Filiado ao Les Républicains (LR), foi ministro em diversas ocasiões. A longa carreira política de Michel Barnier começou em 1973. Além de deputado e senador, foi ministro do Meio Ambiente entre 1993 e 1995, das Relações Europeias (1995-1997), das Relações Exteriores (2004-2005) e da Agricultura (2007-2009), participando de três presidências: François Mitterrand, Jacques Chirac e Nicolas Sarkozy. Além disso, atuou como comissário de Políticas Regionais (1999-2004) e Mercado Interno (2010-2014) da União Europeia.

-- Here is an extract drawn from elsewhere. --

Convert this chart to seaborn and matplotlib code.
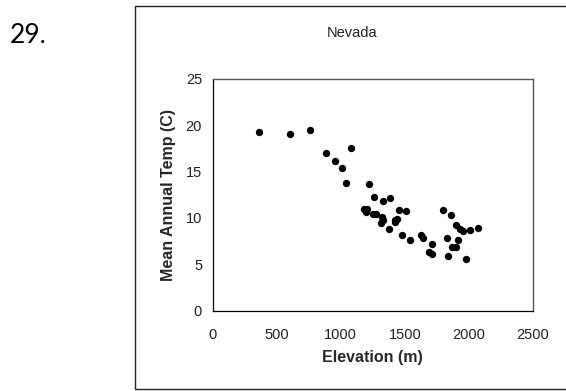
import matplotlib
matplotlib.use("Agg")
import matplotlib.pyplot as plt
import matplotlib.patches as patches
import seaborn as sns
import pandas as pd

elevation = [365, 602, 760, 883, 955, 1008, 1078, 1041,
             1218, 1262, 1332, 1387, 1184, 1203, 1197, 1254, 1275,
             1320, 1332, 1312, 1424, 1437, 1426, 1457, 1509,
             1377, 1481, 1543, 1629, 1640, 1712, 1691, 1710,
             1800, 1863, 1897, 1931, 1952, 2011, 2074, 1827, 1915,
             1871, 1899, 1835, 1975]
mean_temp = [19.3, 19.1, 19.5, 17.0, 16.1, 15.35, 17.6, 13.8,
             13.7, 12.3, 11.85, 12.2, 11.0, 10.95, 10.6, 10.4, 10.4,
             10.15, 9.8, 9.5, 9.8, 9.9, 9.6, 10.9, 10.75,
             8.8, 8.15, 7.65, 8.2, 7.8, 7.2, 6.35, 6.15,
             10.9, 10.35, 9.25, 8.8, 8.55, 8.65, 8.95, 7.8, 7.65,
             6.85, 6.85, 5.9, 5.6]
x_ticks = [0, 500, 1000, 1500, 2000, 2500]
y_ticks = [0, 5, 10, 15, 20, 25]

df = pd.DataFrame({"Elevation (m)": elevation, "Mean Annual Temp (C)": mean_temp})

sns.set_style("white")
plt.rcParams["font.family"] = ["Liberation Sans", "DejaVu Sans"]

W, H = 566, 391
fig = plt.figure(figsize=(W / 100, H / 100), dpi=100)
ax = fig.add_axes([212.5 / W, 1 - 310.5 / H, (533 - 212.5) / W, (310.5 - 79) / H])

sns.scatterplot(data=df, x="Elevation (m)", y="Mean Annual Temp (C)", ax=ax,
                color="black", s=28, edgecolor="black", linewidth=0, legend=False)

ax.set_xlim(0, 2500)
ax.set_ylim(0, 25)
ax.set_xticks(x_ticks)
ax.set_yticks(y_ticks)
ax.set_xticklabels([str(v) for v in x_ticks])
ax.set_yticklabels([str(v) for v in y_ticks])
ax.tick_params(axis="both", direction="out", length=3.5, width=0.8, colors="black",
               labelsize=10.5, labelcolor="#222222")
ax.tick_params(axis="x", pad=9)
ax.tick_params(axis="y", pad=4)
ax.grid(False)

for side in ["left", "bottom"]:
    ax.spines[side].set_color("black")
    ax.spines[side].set_linewidth(0.9)
for side in ["top", "right"]:
    ax.spines[side].set_visible(True)
    ax.spines[side].set_color("#555555")
    ax.spines[side].set_linewidth(1.0)

ax.set_xlabel("Elevation (m)", fontsize=11.5, fontweight="bold", labelpad=6)
ax.set_ylabel("Mean Annual Temp (C)", fontsize=11.5, fontweight="bold", labelpad=7)

fig.text(352 / W, 1 - 33 / H, "Nevada", ha="center", va="center", fontsize=10.5, color="#222222")
fig.text(10 / W, 1 - 43 / H, "29.", ha="left", va="baseline", fontsize=19,
         family=["Lato", "DejaVu Sans"], color="black")

frame = patches.Rectangle((135 / W, 1 - 389 / H), 1.05 - 135 / W, (389 - 6) / H,
                          transform=fig.transFigure, fill=False, edgecolor="#222222",
                          linewidth=1.0, clip_on=False)
fig.add_artist(frame)

fig.savefig("out.png", dpi=100)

Liderou a delegação da União Europeia nas negociações do Brexit. Em 2017, em entrevista a veículos europeus, Barnier disse lamentar "profundamente" a decisão do Reino Unido de deixar a UE, reforçando que o Brexit teria consequências humanas, sociais, financeiras, técnicas e judiciais. "Sempre defendi que ninguém subestimasse essas consequências", afirmou. O processo, que demorou três anos para sair do papel, hoje é apontado como um dos principais responsáveis pela crise econômica no Reino Unido.
Deu guinada à direita em 2021, quando disputou as primárias do LR. Ele queria concorrer à presidência nas eleições de 2022 — posteriormente vencidas por Macron —, mas não conseguiu apoio suficiente de seu partido. Na época, Barnier causou espanto ao prometer um referendo para recuperar a "liberdade de manobra" na política migratória, argumento comparado aos usados pelos apoiadores do Brexit.

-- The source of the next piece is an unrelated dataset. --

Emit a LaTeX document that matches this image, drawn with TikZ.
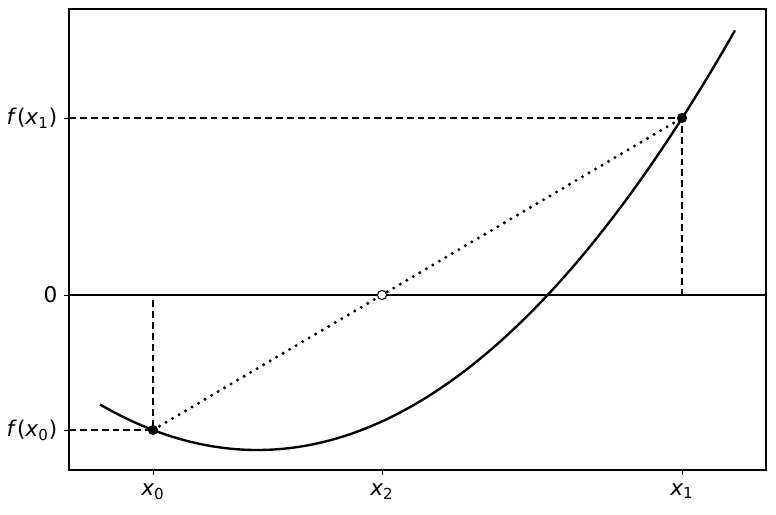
\documentclass[tikz,border=0pt]{standalone}
\usepackage{fontspec}
\setmainfont{DejaVu Sans}
\usetikzlibrary{positioning}

\tikzset{
	guide/.style={line width=0.95pt, dash pattern=on 3.9pt off 2.3pt},
	secant/.style={line width=1.9pt, dash pattern=on 0pt off 4.3pt, line cap=round},
	ticklbl/.style={font=\fontsize{12.3}{14}\selectfont, inner sep=0pt},
	tickmark/.style={line width=0.55pt}
}
\newcommand{\fx}[1]{\textit{f}(\textit{x}\textsubscript{#1})}
\newcommand{\xs}[1]{\textit{x}\textsubscript{#1}}

\begin{document}
\begin{tikzpicture}[x=0.02cm, y=0.02cm]
	\useasboundingbox (0,0) rectangle (776,514);
	
	% frame and key points
	\coordinate (ll) at (69,44);
	\coordinate (ur) at (766,505);
	\coordinate (p0) at (153,84);
	\coordinate (p1) at (682,396);
	\coordinate (p2) at (382,219);
	\coordinate (z0) at (153,219);
	\coordinate (z1) at (682,219);
	\coordinate (l0) at (69,84);
	\coordinate (l1) at (69,396);
	
	\draw[line width=0.6pt] (ll) rectangle (ur);
	\draw[line width=1.1pt] (69,219) -- (766,219);
	
	% ticks
	\foreach \xx/\lab in {153/0, 382/2, 682/1}
		\draw[tickmark] (\xx,44) -- (\xx,39) node[ticklbl, below=4.5pt] {\xs{\lab}};
	\draw[tickmark] (69,396) -- (64,396) node[ticklbl, left=3.5pt] {\fx{1}};
	\draw[tickmark] (69,219) -- (64,219) node[ticklbl, left=3.5pt] {0};
	\draw[tickmark] (69,84) -- (64,84) node[ticklbl, left=3.5pt] {\fx{0}};
	
	\draw[guide] (l1) -- (p1) -- (z1);
	\draw[guide] (l0) -- (p0) -- (z0);
	
	\draw[secant] (p0) -- (p1);
	
	\draw[line width=1.35pt, smooth, samples=120, domain=100:735]
		plot (\x, {64 + 0.1839*((\x-257.3)/10)^2});
	
	\fill (p0) circle[radius=2.9pt];
	\fill (p1) circle[radius=2.9pt];
	\filldraw[fill=white, line width=0.6pt] (p2) circle[radius=2.6pt];
\end{tikzpicture}
\end{document}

Admirador de Charles de Gaulle, se define como "patriota e europeu". A visão de Barnier sobre o projeto europeu passa pela defesa da soberania nacional, e não pela união maior entre os países.
Foi apelidado pela extrema-direita de "Joe Biden francês". O Rassemblement National (RN) de Marine Le Pen definiu Barnier como um "fóssil da vida política". Já o líder do partido de esquerda La France Insoumise (LFI), Jean-Luc Mélenchon, disse que as eleições legislativas foram "roubadas".